In Call of Duty 4: Modern Warfare, it was set to appear on the assault rifles, as proven below. In Call of Duty: World at War, it would have allowed players to switch the fire mode of the STG-44, M1A1 Carbine, and SVT-40 between semi-automatic and full-automatic. In Call of Duty: Black Ops, it was shown to be initially available as an integrated attachment for the Galil. Although this feature was present in Call of Duty and Call of Duty: United Offensive, it was cut from subsequent games due to lack of real use.
It is mentioned in the Call of Duty: World at War strategy guide, which was published before the game's release.
Select Fire is available at the start of the campaign. It appears as an attachment for all assault rifles (in both timelines) and the submachine guns of 2025 only. In campaign, it cannot be paired with Rapid Fire, Suppressor or Long Barrel in the customized loadout (though some of these combinations can actually be found during gameplay), in addition to the restrictions seen in multiplayer below. Unlike in multiplayer and Zombies, the Chicom CQB, FAL OSW, SMR, SWAT-556, M8A1, Colt M16A1 and FAL are fully-automatic by default, but with the Select fire attachment they can be switched to burst fire or semi-automatic mode, depending on the weapon.
Select Fire is available for assault rifles and submachine guns. It adds a more controllable burst mode to fully automatic weapons, and a full-auto option to burst and semi-auto weapons. Keep in mind that adding and using full auto mode on a single or burst weapon will reduce accuracy and increase recoil. Likewise, using burst fire on a fully automatic weapon reduces recoil and thus increases accuracy. This is a result of the attachment altering the centerspeed (the time it takes the sights to reset to their previous position after firing a round) of a weapon its attached to, and varies between weapons. Using this on the FAL OSW, SMR, SWAT-556, and M8A1 will lower their centerspeeds, thus increasing recoil. On the other hand, using Select Fire on any fully automatic assault rifle will increase their centerspeeds, making them more accurate.

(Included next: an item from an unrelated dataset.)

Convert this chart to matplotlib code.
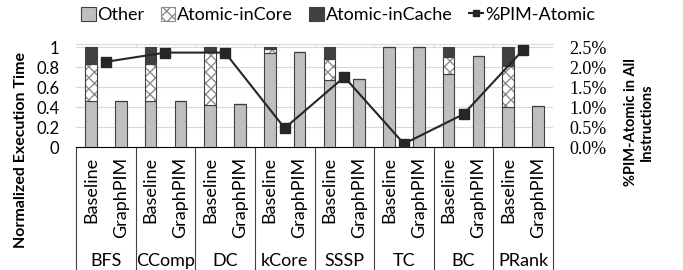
import numpy as np
import matplotlib
matplotlib.use("Agg")
import matplotlib.pyplot as plt
from matplotlib.patches import Patch
from matplotlib.lines import Line2D
import matplotlib.transforms as mtransforms

plt.rcParams['font.family'] = ['Lato', 'DejaVu Sans']

# data
groups = ['BFS', 'CComp', 'DC', 'kCore', 'SSSP', 'TC', 'BC', 'PRank']
configs = ['Baseline', 'GraphPIM']
other = [0.46, 0.46, 0.46, 0.46, 0.42, 0.43, 0.94, 0.95,
         0.67, 0.68, 1.00, 1.00, 0.73, 0.91, 0.40, 0.41]
in_core = [0.37, 0, 0.37, 0, 0.53, 0, 0.04, 0,
           0.21, 0, 0, 0, 0.17, 0, 0.41, 0]
in_cache = [0.17, 0.005, 0.17, 0.005, 0.05, 0.005, 0.02, 0.005,
            0.12, 0.005, 0, 0, 0.10, 0.005, 0.19, 0]
pim_atomic = [2.13, 2.36, 2.36, 0.47, 1.75, 0.08, 0.82, 2.43]

other = np.array(other)
in_core = np.array(in_core)
in_cache = np.array(in_cache)

x = np.arange(len(groups) * len(configs))
gx = np.arange(len(groups)) * 2 + 0.5
w = 0.39
edge = '#404040'

fig = plt.figure(figsize=(6.83, 2.70), dpi=100)
fig.subplots_adjust(left=76/683, right=553/683, bottom=1-147/270, top=1-44/270)
ax = fig.add_subplot(111)

ax.bar(x, other, w, color='#bfbfbf', edgecolor=edge, linewidth=0.8, zorder=3)
ax.bar(x, in_core, w, bottom=other, color='white', edgecolor='#8c8c8c',
       hatch='xxx', linewidth=0, zorder=3)
ax.bar(x, in_core, w, bottom=other, fill=False, edgecolor=edge, linewidth=0.8, zorder=3)
ax.bar(x, in_cache, w, bottom=other + in_core, color='#404040', edgecolor=edge,
       linewidth=0.8, zorder=3)

ax.set_xlim(-0.5, len(x) - 0.5)
ax.set_ylim(0, 1.03)
ax.set_yticks([0, 0.2, 0.4, 0.6, 0.8, 1.0])
ax.set_yticklabels(['0', '0.2', '0.4', '0.6', '0.8', '1'])
ax.tick_params(axis='y', length=0, pad=12, labelsize=12)
ax.set_xticks([])
ax.grid(axis='y', color='#d9d9d9', linewidth=0.8, zorder=0)
ax.set_axisbelow(True)
for s in ['left', 'right']:
    ax.spines[s].set_visible(False)
ax.spines['top'].set_color('#d9d9d9')
ax.spines['bottom'].set_color('black')
ax.spines['bottom'].set_linewidth(0.8)

# small ticks on top edge at group boundaries
bounds = np.arange(len(groups) + 1) * 2 - 0.5
ax.vlines(bounds[1:-1], 1.0, 1.03, color='#d9d9d9', linewidth=0.8, zorder=1)

# multi-level category labels
trans = mtransforms.blended_transform_factory(ax.transData, ax.transAxes)
for i, xi in enumerate(x):
    ax.text(xi, -0.10, configs[i % 2], rotation=90, ha='center', va='top',
            fontsize=13, transform=trans)
for g, name in enumerate(groups):
    ax.text(gx[g], -1.11, name, ha='center', va='center', fontsize=13,
            transform=trans)
for b in bounds:
    ax.plot([b, b], [0, -1.27], color='#404040', linewidth=0.8,
            transform=trans, clip_on=False)

# secondary axis with line
ax2 = ax.twinx()
ax2.plot(gx, pim_atomic, color='#262626', linewidth=1.5, marker='s',
         markersize=6.5, zorder=5)
ax2.set_ylim(0, 2.5 * 1.03)
ax2.set_yticks([0, 0.5, 1.0, 1.5, 2.0, 2.5])
ax2.set_yticklabels(['%.1f%%' % v for v in [0, 0.5, 1.0, 1.5, 2.0, 2.5]],
                    family='Liberation Serif', fontsize=13)
ax2.tick_params(axis='y', length=0, pad=12)
for s in ['left', 'right', 'top', 'bottom']:
    ax2.spines[s].set_visible(False)

fig.text(21/683, 1-150/270, 'Normalized Execution Time', rotation=90,
         ha='center', va='center', fontsize=11.5, fontweight='bold')
fig.text(639/683, 1-122/270, '%PIM-Atomic in All\nInstructions', rotation=90,
         ha='center', va='center', fontsize=10.5, fontweight='bold',
         multialignment='center', linespacing=1.1)

handles = [
    Patch(facecolor='#bfbfbf', edgecolor=edge, linewidth=0.8),
    Patch(facecolor='white', edgecolor='#8c8c8c', hatch='xxx', linewidth=0.8),
    Patch(facecolor='#404040', edgecolor=edge, linewidth=0.8),
    Line2D([0], [0], color='#262626', linewidth=1.5, marker='s', markersize=5),
]
labels = ['Other', 'Atomic-inCore', 'Atomic-inCache', '%PIM-Atomic']
fig.legend(handles, labels, loc='center', bbox_to_anchor=(0.495, 1-15/270),
           ncol=4, frameon=False, fontsize=13, handlelength=0.8,
           handleheight=0.8, handletextpad=0.1, columnspacing=0.9,
           borderaxespad=0)

fig.savefig('out.png', dpi=100)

Select Fire on SMGs behaves in the same way as on assault rifles, though recoil changes vary between some weapons in the class. The MP7 gains no recoil decrease when used in burst fire mode as its centerspeed remains the same. Interestingly, using Select Fire on the Chicom CQB and firing in full auto does not come with a centerspeed decrease (and thus recoil increase); this is because its normal rate of fire is a maximum of 1250 RPM, and when in full auto this drops to only 937 RPM.
Maximum fire rates of the semi-automatic rifles, the FAL OSW and SMR are lowered from 625 RPM and 535 RPM to 468 RPM and 416 RPM respectively for balancing reasons, similar to how the CZ75 had its maximum rate of fire reduced from 625 RPM to 535 RPM when equipped with the Full-Auto attachment in Call of Duty: Black Ops. The SWAT-556 also suffers from extreme loss in range, being able to kill in three hits on fully automatic in only point-blank.
Here is shown the delay between bursts for weapons gaining a burst mode when equipped with Select Fire. In previous games, almost all burst-firing weapons had a delay of 0.2 seconds between bursts, but in Call of Duty: Black Ops II the delay has been noticeably reduced for most weapons.
A variant of the Select Fire attachment appears in Call of Duty: WWII, added on June 25th, 2018 with the 1.18 patch update. It can only be found as an integrated attachment featured exclusively on the ZK-383. It allows the player to switch between the gun's "Slow Firing" and "Fast Firing" modes.
In most SMGs and assault rifles used in the past missions, there is no sound when using the Select Fire switch.
In full FOV, (Max. 90), it is possible to see the player's thumb in both Campaign and Multiplayer switch the fire modes, yet the switch does not move on the gun model. It can be commonly seen on the MP7.